Non-volatile storage devices, such as flash memory devices, communicate with their host device (e.g., digital cameras and handheld and mobile computers and telephones) by using a communication protocol, which allows the host device and the non-volatile storage device to exchange data and various types of messages. For example, if the host wants to write data to, or read data from, a storage device, the host device communicates to the storage device a corresponding memory command (i.e., “write” command or “read” command).
With the proliferation of flash storage devices host devices have been designed to interoperate with more than one storage devices, and usually with two storage devices. A flash memory device can be categorized either as an “embedded” memory device, semi-removable memory device, or as a “removable” memory device. iNAND™ and mDOC™, for example, are embedded flash drives. High capacity Subscriber Identity Module (HCSIM) card, for example, is an example of semi-removable memory device. By “semi-removable” is meant a memory device that resides in a host device, connected to the host device via an internal slot or port, and is not accessible to a user during normal operation of the device. CompactFlash and MultiMediaCard (“MMC”), for example, are examples of removable flash memory devices. Some host devices contain an embedded flash memory device and a port to which a removable flash memory device can be connected. Embedded memory devices are used, for example in cell phones, and removable memory devices are used, for example in Personal Digital Assistants (PDAs), digital music players, and digital cameras. Some cell phones, however, can as well use a removable memory device. Embedded memory devices are typically used for storing files and data that are required for proper functioning of the host device, and sometimes also user identification information. Removable memory devices are mostly used for storing media content, such as pictures, video clips, and music.
If a host device has to store data and it uses only one memory device, the host device has no other external storage option than to store that data in that memory device. However, if the host device uses more than one memory device, storing files and data in a memory device is subject to an optimization process, especially if the memory devices differ in type, or they have different characteristics. For example, one of the memory devices may be faster or more reliable than the other, or it may have more storage capacity, and so on.
Some approaches exist, that use simultaneous writing data into, and reading data from different storage devices. For example, one approach involves increasing memory performance of flash memory devices by writing sectors simultaneously to multiple flash memory units. However, even though there may be multiple flash memory units on the same memory device, such multiple memory devices are not used by a common host device.
FIG. 1 schematically illustrates an exemplary data storage system (generally shown at 100) according to related art. Data storage system 100 includes a host device 101 and two storage devices, designated as 111 and 112. Application 120 may use file system 121 to generate and send data to, or ask for data from, any of storage devices 111. In computing systems, a file system is a method for storing and organizing computer files and the data they contain to make it easy to find and access them.
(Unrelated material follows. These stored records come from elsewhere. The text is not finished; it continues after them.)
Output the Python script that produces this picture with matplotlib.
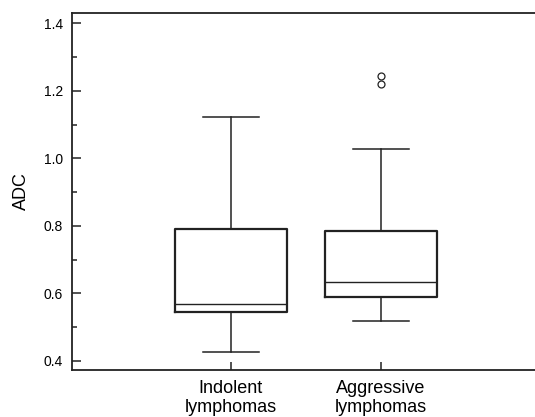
import matplotlib
matplotlib.use("Agg")
import matplotlib.pyplot as plt
from matplotlib.ticker import MultipleLocator

plt.rcParams['font.family'] = ['Liberation Sans', 'DejaVu Sans']

# box statistics
groups = ["Indolent\nlymphomas", "Aggressive\nlymphomas"]
q1 = [0.544, 0.590]
med = [0.569, 0.635]
q3 = [0.790, 0.786]
whislo = [0.425, 0.519]
whishi = [1.123, 1.027]
fliers = [[], [1.220, 1.244]]

stats = []
for i in range(len(groups)):
    stats.append(dict(q1=q1[i], med=med[i], q3=q3[i], whislo=whislo[i],
                      whishi=whishi[i], fliers=fliers[i], label=groups[i]))

c = "#222222"
fig = plt.figure(figsize=(5.35, 4.17), dpi=100)
ax = fig.add_axes([72/535, 47/417, 1 - 72/535, 357/417])

ax.bxp(stats, positions=[1, 2], widths=0.747,
       boxprops=dict(color=c, linewidth=1.6),
       whiskerprops=dict(color=c, linewidth=1.1),
       capprops=dict(color=c, linewidth=1.1),
       medianprops=dict(color=c, linewidth=1.0),
       flierprops=dict(marker='o', markerfacecolor='none', markeredgecolor=c,
                       markersize=5, markeredgewidth=0.9),
       capwidths=0.373)

ax.set_xlim(-0.06, 3.03)
ax.set_ylim(0.373, 1.4305)
ax.yaxis.set_major_locator(MultipleLocator(0.2))
ax.yaxis.set_minor_locator(MultipleLocator(0.1))
ax.set_yticklabels([f"{v:.1f}" for v in ax.get_yticks()])
ax.set_ylim(0.373, 1.4305)

ax.spines['right'].set_visible(False)
for s in ['left', 'top', 'bottom']:
    ax.spines[s].set_linewidth(1.3)
    ax.spines[s].set_color(c)

ax.tick_params(axis='y', which='major', direction='in', length=6.5, width=1.1,
               color=c, labelsize=10, pad=6.5, right=False)
ax.tick_params(axis='y', which='minor', direction='in', length=3.6, width=1.1,
               color=c, right=False)
ax.tick_params(axis='x', which='major', direction='in', length=6, width=1.1,
               color=c, labelsize=13, pad=7, top=False)
ax.set_ylabel("ADC", fontsize=13, labelpad=10)

fig.savefig("out.png", dpi=100)
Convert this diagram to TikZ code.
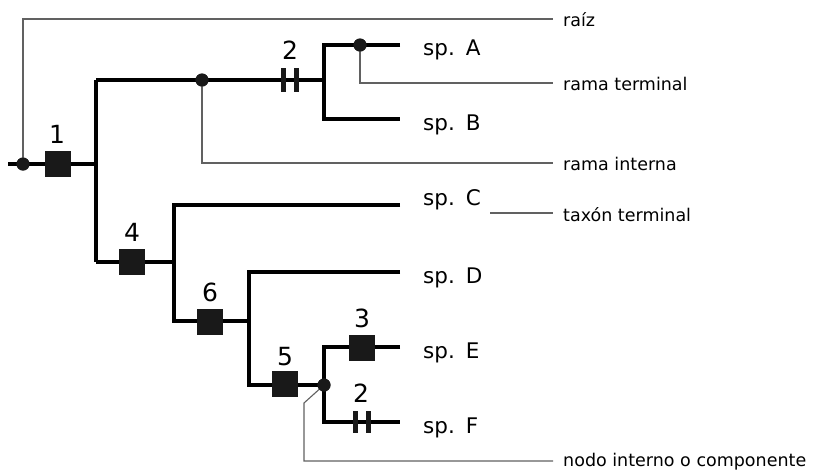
\documentclass[tikz,border=0pt]{standalone}
\usepackage{fontspec}
\setmainfont{DejaVu Sans}
\begin{document}
\begin{tikzpicture}[x=1pt,y=-1pt,
  br/.style={line width=3.5pt, line join=miter},
  ptr/.style={line width=1.1pt, draw=black!62},
  sq/.style={fill=black!90, minimum size=26pt, inner sep=0pt, draw=none},
  dt/.style={circle, fill=black!90, minimum size=13pt, inner sep=0pt},
  bar/.style={fill=black!90, minimum width=5pt, minimum height=24pt, inner sep=0pt},
  num/.style={font=\fontsize{25}{25}\selectfont, anchor=base, inner sep=0pt},
  spn/.style={font=\fontsize{21.5}{21.5}\selectfont, anchor=base west, inner sep=0pt},
  lab/.style={font=\fontsize{17.5}{17.5}\selectfont, anchor=base west, inner sep=0pt}]
\useasboundingbox (0,0) rectangle (824,472);
% junctions
\coordinate (root) at (8,164);
\coordinate (v1) at (96,164);
\coordinate (v1t) at (96,80);
\coordinate (v1b) at (96,262);
\coordinate (v2) at (324,80);
\coordinate (v2t) at (324,45);
\coordinate (v2b) at (324,119);
\coordinate (endA) at (400,45);
\coordinate (endB) at (400,119);
\coordinate (v3) at (174,262);
\coordinate (v3t) at (174,205);
\coordinate (v3b) at (174,321);
\coordinate (endC) at (400,205);
\coordinate (v4) at (249,321);
\coordinate (v4t) at (249,272);
\coordinate (v4b) at (249,385);
\coordinate (endD) at (400,272);
\coordinate (v5) at (324,385);
\coordinate (v5t) at (324,347);
\coordinate (v5b) at (324,422);
\coordinate (endE) at (400,347);
\coordinate (endF) at (400,422);
% branches
\draw[br] (root) -- (v1);
\draw[br] (v1t) -- (v1b);
\draw[br] (v1t) -- (v2);
\draw[br] (endA) -- (v2t) -- (v2b) -- (endB);
\draw[br] (v1b) -- (v3);
\draw[br] (endC) -- (v3t) -- (v3b) -- (v4);
\draw[br] (endD) -- (v4t) -- (v4b) -- (v5);
\draw[br] (endE) -- (v5t) -- (v5b) -- (endF);
% pointer lines
\coordinate (rzE) at (553,19);
\coordinate (rtE) at (553,83);
\coordinate (riE) at (553,163);
\coordinate (txS) at (490,213);
\coordinate (txE) at (553,213);
\coordinate (k1) at (304,403);
\coordinate (k2) at (304,461);
\coordinate (niE) at (553,461);
\node[dt] (d0) at (23,164) {};
\node[dt] (d1) at (202,80) {};
\node[dt] (dA) at (360,45) {};
\node[dt] (d5) at (324,385) {};
\draw[ptr] (d0.center) |- (rzE);
\draw[ptr] (d1.center) |- (riE);
\draw[ptr] (dA.center) |- (rtE);
\draw[ptr] (txS) -- (txE);
\draw[ptr] (d5.center) -- (k1) -- (k2) -- (niE);
\node[dt] at (d0) {};
\node[dt] at (d1) {};
\node[dt] at (dA) {};
\node[dt] at (d5) {};
% characters
\node[sq] (b1) at (58,164) {};
\node[sq] (b4) at (132,262) {};
\node[sq] (b6) at (210,322) {};
\node[sq] (b5) at (285,384) {};
\node[sq] (b3) at (362,348) {};
\node[bar] (p1) at (283,80) {};
\node[bar] (p2) at (296,80) {};
\node[bar, minimum height=22pt] (p3) at (355,422) {};
\node[bar, minimum height=22pt] (p4) at (368,422) {};
\node[num] (n1) at (57,143) {1};
\node[num] (n2) at (290,59) {2};
\node[num] (n4) at (132,241) {4};
\node[num] (n6) at (210,301) {6};
\node[num] (n5) at (285,365) {5};
\node[num] (n3) at (362,327) {3};
\node[num] (n2b) at (361,402) {2};
% taxa
\node[spn] (spA) at (423,55) {sp.\hspace{2pt} A};
\node[spn] (spB) at (423,130) {sp.\hspace{2pt} B};
\node[spn] (spC) at (423,205) {sp.\hspace{2pt} C};
\node[spn] (spD) at (423,283) {sp.\hspace{2pt} D};
\node[spn] (spE) at (423,358) {sp.\hspace{2pt} E};
\node[spn] (spF) at (423,433) {sp.\hspace{2pt} F};
% labels
\node[lab] (raiz) at (563,26) {raíz};
\node[lab] (rterm) at (563,90) {rama terminal};
\node[lab] (rint) at (563,170) {rama interna};
\node[lab] (txt) at (563,221) {taxón terminal};
\node[lab] (nint) at (563,466) {nodo interno o componente};
\end{tikzpicture}
\end{document}
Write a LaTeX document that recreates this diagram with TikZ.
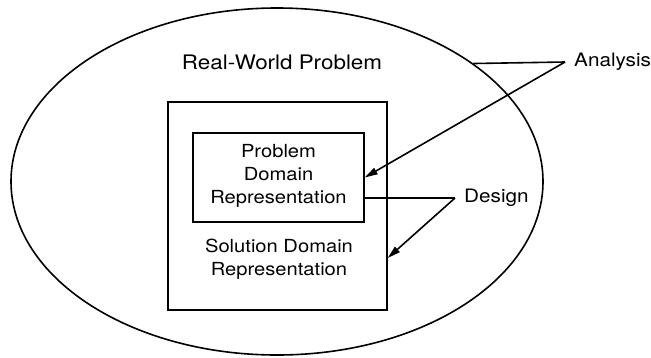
\documentclass[tikz,border=0pt]{standalone}
\usepackage{fontspec}
\setmainfont[FakeStretch=1.12]{TeX Gyre Heros}
\usetikzlibrary{shapes.geometric, arrows.meta, positioning}

\begin{document}
\begin{tikzpicture}[x=1pt, y=-1pt,
    boundary/.style={ellipse, draw, line width=1.6pt},
    box/.style={rectangle, draw, line width=1.4pt, inner sep=0pt},
    caption/.style={font=\fontsize{18}{23}\selectfont, align=center},
    tag/.style={font=\fontsize{18.5}{23}\selectfont, inner sep=9pt, anchor=west},
    arrow/.style={-{Triangle[length=13pt, width=7pt]}, line width=1.6pt},
    link/.style={line width=1.6pt}
]
\useasboundingbox (0,0) rectangle (651,357);

% Outer ellipse: the real-world problem
\node[boundary, minimum width=532pt, minimum height=347pt] (world) at (277,181.5) {};
\node[caption, font=\fontsize{20}{24}\selectfont] (worldtext) at (282,62) {Real-World Problem};

% Nested boxes
\node[box, minimum width=219pt, minimum height=208pt] (solution) at (277.5,206) {};
\node[box, minimum width=171pt, minimum height=89pt] (problem) at (278.5,177.5) {};
\node[caption] (problemtext) at (278.5,176) {Problem\\Domain\\Representation};
\node[caption] (solutiontext) at (279,259) {Solution Domain\\Representation};

% Labels on the right
\node[tag] (analysis) at (565,62) {Analysis};
\node[tag] (design) at (455,198) {Design};
\coordinate (soltip) at (solution.east |- 0,258);

% Connectors
\draw[link] (analysis.west) -- (world.31.8);
\draw[arrow] (analysis.west) -- (problem.east);
\draw[link] (design.west) -- (design.west -| problem.east);
\draw[arrow] (design.west) -- (soltip);

\end{tikzpicture}
\end{document}
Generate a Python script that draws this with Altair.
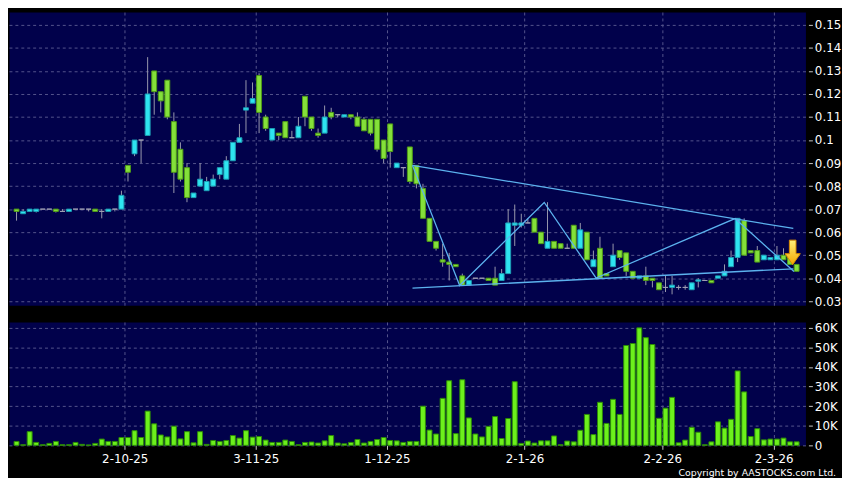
import altair as alt
import pandas as pd

# ---------------- data ----------------
opens = [0.070, 0.068, 0.069, 0.069, 0.070, 0.070, 0.070, 0.069, 0.069, 0.070,
         0.070, 0.070, 0.070, 0.069, 0.069, 0.070, 0.070, 0.089, 0.094, 0.100,
         0.102, 0.130, 0.121, 0.126, 0.108, 0.096, 0.088, 0.075, 0.080, 0.078,
         0.080, 0.085, 0.083, 0.091, 0.099, 0.113, 0.116, 0.128, 0.110, 0.100,
         0.103, 0.108, 0.101, 0.101, 0.119, 0.110, 0.103, 0.103, 0.112, 0.111,
         0.110, 0.111, 0.110, 0.109, 0.109, 0.109, 0.100, 0.107, 0.088, 0.088,
         0.097, 0.089, 0.079, 0.066, 0.056, 0.048, 0.047, 0.046, 0.041, 0.037,
         0.040, 0.040, 0.040, 0.040, 0.039, 0.042, 0.063, 0.063, 0.064, 0.066,
         0.060, 0.053, 0.056, 0.055, 0.053, 0.063, 0.053, 0.060, 0.045, 0.053,
         0.042, 0.045, 0.052, 0.051, 0.043, 0.040, 0.041, 0.040, 0.038, 0.036,
         0.036, 0.036, 0.036, 0.035, 0.0387, 0.039, 0.039, 0.040, 0.041, 0.045,
         0.049, 0.065, 0.052, 0.052, 0.048, 0.048, 0.048, 0.050, 0.049, 0.046]
highs = [0.070, 0.070, 0.070, 0.070, 0.070, 0.070, 0.070, 0.070, 0.070, 0.070,
         0.070, 0.070, 0.070, 0.070, 0.070, 0.070, 0.078, 0.089, 0.100, 0.100,
         0.136, 0.130, 0.121, 0.126, 0.112, 0.099, 0.090, 0.077, 0.090, 0.084,
         0.085, 0.088, 0.093, 0.099, 0.107, 0.126, 0.125, 0.129, 0.111, 0.105,
         0.103, 0.108, 0.104, 0.110, 0.119, 0.110, 0.105, 0.115, 0.114, 0.111,
         0.111, 0.111, 0.112, 0.110, 0.109, 0.109, 0.100, 0.107, 0.090, 0.088,
         0.097, 0.089, 0.081, 0.066, 0.056, 0.055, 0.051, 0.046, 0.042, 0.039,
         0.040, 0.040, 0.040, 0.045, 0.044, 0.070, 0.072, 0.068, 0.066, 0.066,
         0.060, 0.073, 0.056, 0.055, 0.055, 0.063, 0.064, 0.060, 0.052, 0.058,
         0.042, 0.055, 0.052, 0.051, 0.043, 0.041, 0.045, 0.040, 0.038, 0.041,
         0.041, 0.037, 0.037, 0.038, 0.040, 0.039, 0.039, 0.041, 0.046, 0.052,
         0.066, 0.066, 0.052, 0.054, 0.050, 0.049, 0.054, 0.053, 0.049, 0.046]
lows = [0.065, 0.068, 0.069, 0.0685, 0.070, 0.070, 0.0685, 0.069, 0.069, 0.070,
        0.070, 0.069, 0.069, 0.066, 0.069, 0.069, 0.070, 0.082, 0.093, 0.090,
        0.102, 0.111, 0.112, 0.109, 0.077, 0.082, 0.073, 0.075, 0.080, 0.078,
        0.080, 0.083, 0.083, 0.091, 0.099, 0.103, 0.116, 0.103, 0.104, 0.100,
        0.100, 0.101, 0.101, 0.101, 0.106, 0.104, 0.101, 0.103, 0.109, 0.110,
        0.110, 0.109, 0.106, 0.104, 0.102, 0.095, 0.090, 0.088, 0.088, 0.084,
        0.081, 0.079, 0.066, 0.056, 0.052, 0.045, 0.039, 0.045, 0.037, 0.037,
        0.040, 0.040, 0.039, 0.037, 0.039, 0.042, 0.054, 0.062, 0.064, 0.060,
        0.055, 0.053, 0.053, 0.053, 0.053, 0.053, 0.053, 0.048, 0.045, 0.040,
        0.041, 0.045, 0.048, 0.041, 0.040, 0.040, 0.037, 0.036, 0.035, 0.034,
        0.033, 0.035, 0.035, 0.035, 0.036, 0.039, 0.038, 0.040, 0.041, 0.045,
        0.047, 0.050, 0.051, 0.047, 0.048, 0.048, 0.048, 0.048, 0.046, 0.043]
closes = [0.069, 0.069, 0.070, 0.070, 0.070, 0.070, 0.069, 0.069, 0.070, 0.070,
          0.070, 0.070, 0.069, 0.069, 0.070, 0.070, 0.076, 0.086, 0.100, 0.100,
          0.120, 0.121, 0.117, 0.110, 0.086, 0.083, 0.075, 0.077, 0.083, 0.082,
          0.083, 0.088, 0.091, 0.099, 0.101, 0.114, 0.118, 0.112, 0.105, 0.105,
          0.102, 0.101, 0.101, 0.106, 0.110, 0.105, 0.102, 0.110, 0.110, 0.111,
          0.111, 0.110, 0.106, 0.104, 0.103, 0.096, 0.092, 0.095, 0.090, 0.088,
          0.082, 0.081, 0.066, 0.056, 0.053, 0.047, 0.046, 0.045, 0.037, 0.039,
          0.040, 0.040, 0.039, 0.037, 0.042, 0.064, 0.064, 0.064, 0.064, 0.060,
          0.055, 0.056, 0.053, 0.053, 0.053, 0.053, 0.061, 0.048, 0.048, 0.040,
          0.041, 0.050, 0.049, 0.043, 0.040, 0.041, 0.039, 0.039, 0.035, 0.036,
          0.037, 0.036, 0.036, 0.038, 0.0393, 0.039, 0.038, 0.041, 0.043, 0.049,
          0.066, 0.050, 0.051, 0.047, 0.050, 0.049, 0.050, 0.048, 0.046, 0.043]
volumes_k = [2, 0.3, 7, 1.5, 0.3, 1, 2, 0.3, 0.3, 1.5, 0.5, 0.2, 1, 3.2, 2, 2, 4, 4, 7.5, 4,
             17.5, 11, 5.3, 4.3, 9.8, 3.3, 7, 1.3, 7, 0.5, 2.5, 2, 2.5, 5, 3.7, 7.5, 4.2, 4.5, 2.7, 1.5,
             1.5, 2.7, 2, 0.3, 1.5, 1.7, 1.2, 2.3, 5, 1.2, 0.8, 1.5, 3, 1.2, 2, 3, 4, 2.5, 2.3, 1.5,
             2, 2, 20, 7.8, 5.8, 24, 33, 6, 33.5, 14, 5.8, 4.3, 9.7, 14.7, 3.5, 13.7, 32.5, 1, 2.2, 1.2,
             2.3, 2.3, 4.8, 0.3, 2.2, 1.8, 7.7, 15.8, 5.5, 22, 11.2, 23.5, 15.8, 51, 52, 60, 55, 51.5, 13.8, 19,
             24.5, 1.3, 2.7, 9.2, 6.7, 0.3, 1.8, 12, 8.8, 13.3, 38, 27.3, 4.5, 8.5, 2.8, 3.2, 3.2, 3.7, 1.8, 1.8]

date_tick_pos = [16.5, 36.5, 56.5, 77.5, 98.5, 115.5]
date_tick_labels = ["2-10-25", "3-11-25", "1-12-25", "2-1-26", "2-2-26", "2-3-26"]
price_ticks = [0.03, 0.04, 0.05, 0.06, 0.07, 0.08, 0.09, 0.10, 0.11, 0.12, 0.13, 0.14, 0.15]
volume_ticks = [0, 10000, 20000, 30000, 40000, 50000, 60000]

# trend lines drawn on the chart (index, price)
upper_line_x = [60.4, 118.5]
upper_line_y = [0.089, 0.0616]
lower_line_x = [60.4, 118.5]
lower_line_y = [0.0357, 0.0441]
zigzag_x = [60.4, 67.6, 80.5, 88.4, 109.6, 118.6]
zigzag_y = [0.089, 0.0368, 0.0729, 0.0401, 0.0659, 0.0429]

arrow_x = [118.4]
arrow_y = [0.0512]

copyright_text = "Copyright by AASTOCKS.com Ltd."

# ---------------- tables ----------------
n = len(closes)
idx = list(range(n))
direction = ["up" if c > o else ("down" if c < o else "flat") for o, c in zip(opens, closes)]
df = pd.DataFrame({"i": idx, "open": opens, "high": highs, "low": lows,
                   "close": closes, "vol": [v * 1000 for v in volumes_k], "dir": direction})

lines_rows = []
for name, xs, ys in [("upper", upper_line_x, upper_line_y),
                     ("lower", lower_line_x, lower_line_y),
                     ("zigzag", zigzag_x, zigzag_y)]:
    for k, (a, b) in enumerate(zip(xs, ys)):
        lines_rows.append({"x": a, "y": b, "line": name, "ord": k})
lines_df = pd.DataFrame(lines_rows)
arrow_df = pd.DataFrame({"x": arrow_x, "y": arrow_y})
copy_df = pd.DataFrame({"t": [copyright_text]})

# ---------------- styling ----------------
W = 807
PRICE_H = 297
VOL_H = 125
x_dom = [-0.4, 119.6]
y_dom = [0.02828, 0.15557]
v_dom = [0, 63000]

dir_dom = ["up", "down", "flat"]
fill_rng = ["#2ee4f0", "#84e03a", "#a0a0b4"]
stroke_rng = ["#1c9cb4", "#4e9a16", "#a0a0b4"]

labels_js = "[" + ",".join("'" + s + "'" for s in date_tick_labels) + "]"
pos_js = "[" + ",".join(str(p) for p in date_tick_pos) + "]"
x_label_expr = labels_js + "[indexof(" + pos_js + ", datum.value)]"

price_axis = alt.Axis(orient="right", values=price_ticks, format=".2~f", grid=True,
                      title=None, offset=3, tickSize=4, labelPadding=2,
                      labelOverlap=False, labelFlush=False, labelSeparation=0)

x_price = alt.X("i:Q", scale=alt.Scale(domain=x_dom, nice=False, zero=False),
                axis=alt.Axis(values=date_tick_pos, labels=False, ticks=False, domain=False,
                              grid=True, title=None))
y_price = alt.Y("low:Q", scale=alt.Scale(domain=y_dom, nice=False, zero=False),
                axis=price_axis)

wicks = alt.Chart(df).mark_rule(color="#9a9aae", strokeWidth=1).encode(
    x=x_price, y=y_price, y2="high:Q")

bodies = alt.Chart(df).mark_bar(size=5, strokeWidth=1).encode(
    x="i:Q", y=alt.Y("open:Q", axis=price_axis), y2="close:Q",
    fill=alt.Fill("dir:N", scale=alt.Scale(domain=dir_dom, range=fill_rng), legend=None),
    stroke=alt.Stroke("dir:N", scale=alt.Scale(domain=dir_dom, range=stroke_rng), legend=None))

trend = alt.Chart(lines_df).mark_line(color="#5cb2ee", strokeWidth=1.3).encode(
    x="x:Q", y=alt.Y("y:Q", axis=price_axis), detail="line:N", order="ord:Q")

arrow_fill = alt.LinearGradient(
    gradient="linear", x1=0, y1=0, x2=0, y2=1,
    stops=[alt.GradientStop(offset=0, color="#fff07a"),
           alt.GradientStop(offset=1, color="#f5a800")])
arrow_shape = "M -0.27 -1 L 0.27 -1 L 0.27 0.1 L 0.62 0.1 L 0 1 L -0.62 0.1 L -0.27 0.1 Z"
arrow = alt.Chart(arrow_df).mark_point(shape=arrow_shape, size=620, filled=True,
                                       fill=arrow_fill, stroke="#d88a00", strokeWidth=1,
                                       opacity=1).encode(x="x:Q", y=alt.Y("y:Q", axis=price_axis))

price = alt.layer(wicks, bodies, trend, arrow).properties(width=W, height=PRICE_H)

x_vol = alt.X("i:Q", scale=alt.Scale(domain=x_dom, nice=False, zero=False),
              axis=alt.Axis(values=date_tick_pos, labelExpr=x_label_expr, domain=False,
                            grid=True, title=None, tickSize=4, labelPadding=4,
                            labelAngle=0, labelOverlap=False))
y_vol = alt.Y("vol:Q", scale=alt.Scale(domain=v_dom, nice=False, zero=True),
              axis=alt.Axis(orient="right", values=volume_ticks, grid=True, title=None,
                            offset=3, tickSize=4, labelPadding=2, labelOverlap=False,
                            labelFlush=False,
                            labelExpr="datum.value == 0 ? '0' : format(datum.value / 1000, 'd') + 'K'"))

vol_bars = alt.Chart(df).mark_bar(size=5, fill="#6cf01c", stroke="#2c8a06", strokeWidth=1).encode(
    x=x_vol, y=y_vol)

copyright = alt.Chart(copy_df).mark_text(align="right", baseline="middle", color="#ffffff",
                                         font="DejaVu Sans", fontSize=9.5).encode(
    x=alt.value(838), y=alt.value(153), text="t:N")

volume = alt.layer(vol_bars, copyright).properties(width=W, height=VOL_H)

chart = alt.vconcat(price, volume, spacing=13).properties(
    background="#000000", padding=0
).configure_view(fill="#01014b", stroke="transparent").configure_axis(
    labelColor="#ffffff", labelFont="DejaVu Sans", labelFontSize=12,
    tickColor="#c8c8c8", gridColor="#55558c", gridDash=[3, 3], gridWidth=1,
    domain=False, labelOverlap=False
)

chart.save("out.html", embed_options={"renderer": "svg", "actions": False})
In the context of FIG. 1, file system 121 writes files and data into storage devices 111 and 112 and reads files and data that are requested by application 120. Files and data are exchanged between host device 101 and any of storage devices 111 and 112 via the respective device drivers 122. Each of storage devices 111 and 112 has a flash memory (designated as “Flash”) and a flash controller (designated as “Flash Managers”) to manage the flash memory. Each of storage devices 111 and 112 also has an interface (designated as “Front End”) for interfacing with host device 101 via the respective device driver.
Application 120 may have data for a specific storage device. Should there be such data, it will be sent to the specific storage device using file system 121. By way of example storage device 111 has stored therein data file 130, and host device 101 wants to update data file 130 with data 131. Therefore, storage device 111 is a target storage device waiting to receive data 131.
Traditionally, a file system, such as file system 121, would send data 131 to storage device 111 directly, without considering a better storage solution (that is, if such solution exists). For example, if storage device 112 is faster (i.e., it provides a faster access time) than storage device 111, it would be more system-wise efficient to send data 131 to storage device 112 first (data 131 stored in storage device 112 being designated as 131′), whereby to maintain better responsiveness of storage system 100 as a whole, and then, when it is more convenient (for example when host device 101 is in idle mode of operation), move data 131′ from storage device 112 to storage device 111. However, conventional host devices such as host device 101 are not designed to make such decisions.